Many of these small-scale fisheries are in the developing world, which means any solution needs to be something inexpensive and easy to implement.
“The idea of using the lights comes from asking how we can change the behavior of animals, in this case sea turtles, in ways that can reduce their interactions with fishing gear,” Mangel says. “Animal behavior is driven in part by their senses—sight, smell, hearing—so in this study we wanted to see if by adding the light to the net, we could change turtle behavior and reduce their bycatch. And that seems to be the result.”
The study took place in a working fishery in Sechura Bay in northern Peru, which is home to multiple populations of sea turtles. Peru’s gillnet fishermen are estimated to set 100,000 kilometers of net each year, unintentionally killing thousands of sea turtles. The team used 114 pairs of nets, one with LED lights every ten meters along its floatline, and one unaltered to serve as a control. The control nets caught 125 turtles while the illuminated nets caught only 62.
Prior to the Peru study, initial trials on net illumination had been conducted by John Wang and Yonat Swimmer at the National Oceanic and Atmospheric Administration. Wang and Swimmer tested illuminated nets in Baja, Mexico, though not in an active fishery known for sea turtle bycatch.
In the Peru study, each LED light cost about $2, which meant the cost of saving a turtle was about $34. The team expects this price will go down if the LED nets are used on a larger scale.
The team’s next steps, which are already underway, are to test LED lights in other kinds of net fisheries. They’ll see whether combinations of different types of nets used with different types of target catch and different species of sea turtles will be effective. They’re also testing out different colors of lights to see if particular color wavelengths are more or less effective in reducing sea turtle bycatch and reducing effects on target catch. Additionally, they’re looking to see if light-up nets might reduce the bycatch of sea birds and small cetaceans such as dolphins. The team hopes light-up nets might be useful globally as an inexpensive solution to bycatch.
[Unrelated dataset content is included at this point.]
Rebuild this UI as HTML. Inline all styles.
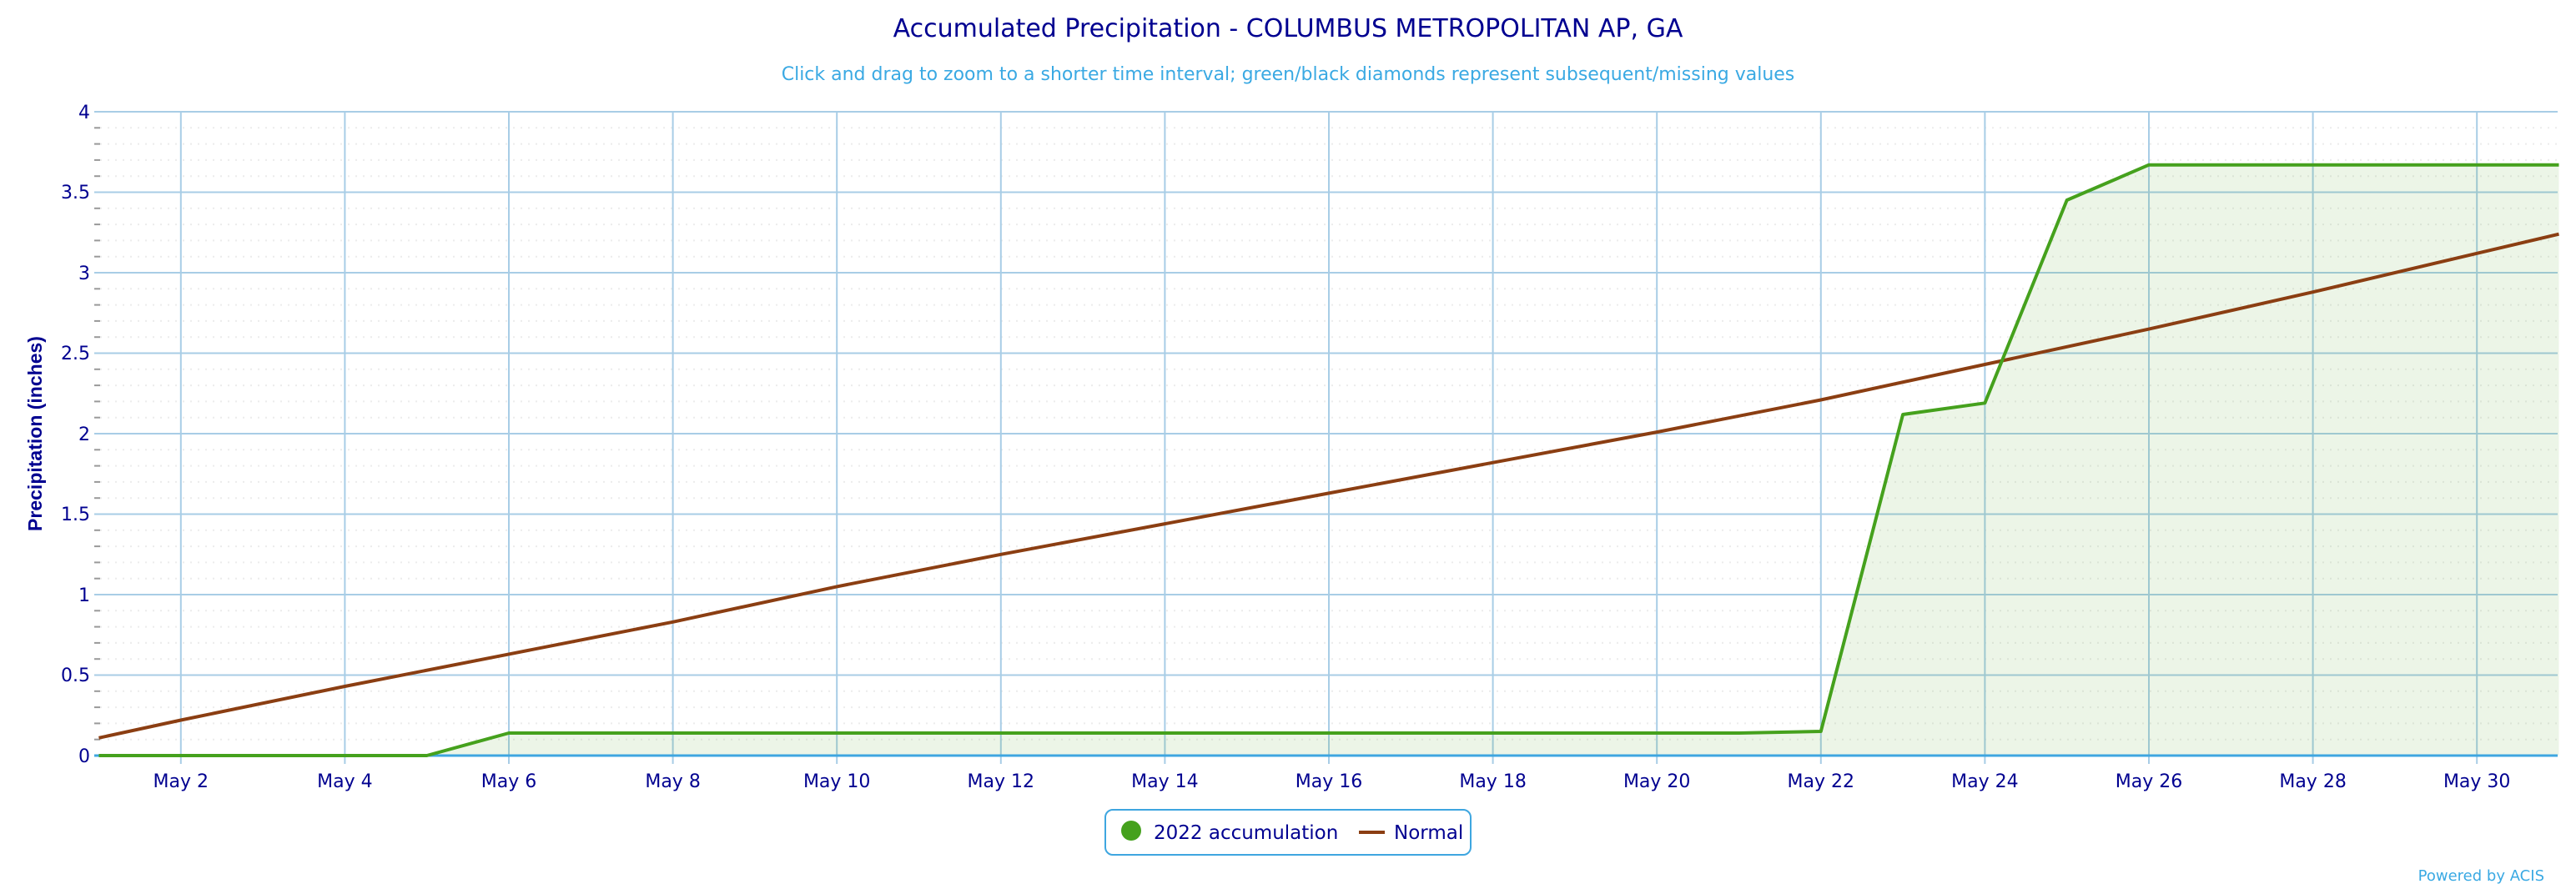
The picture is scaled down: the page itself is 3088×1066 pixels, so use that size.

“In an ideal world, net fisheries, like any other fishery, would be able to fish sustainably—both for their target catch species and for any incidental (or bycatch) species,” says Brendan Godley, a professor at the University of Exeter and a member of the team. “And in an ideal world, these fisheries would provide fishermen and fishing communities with sustainable livelihoods, that provide food and employment to these communities into the future.”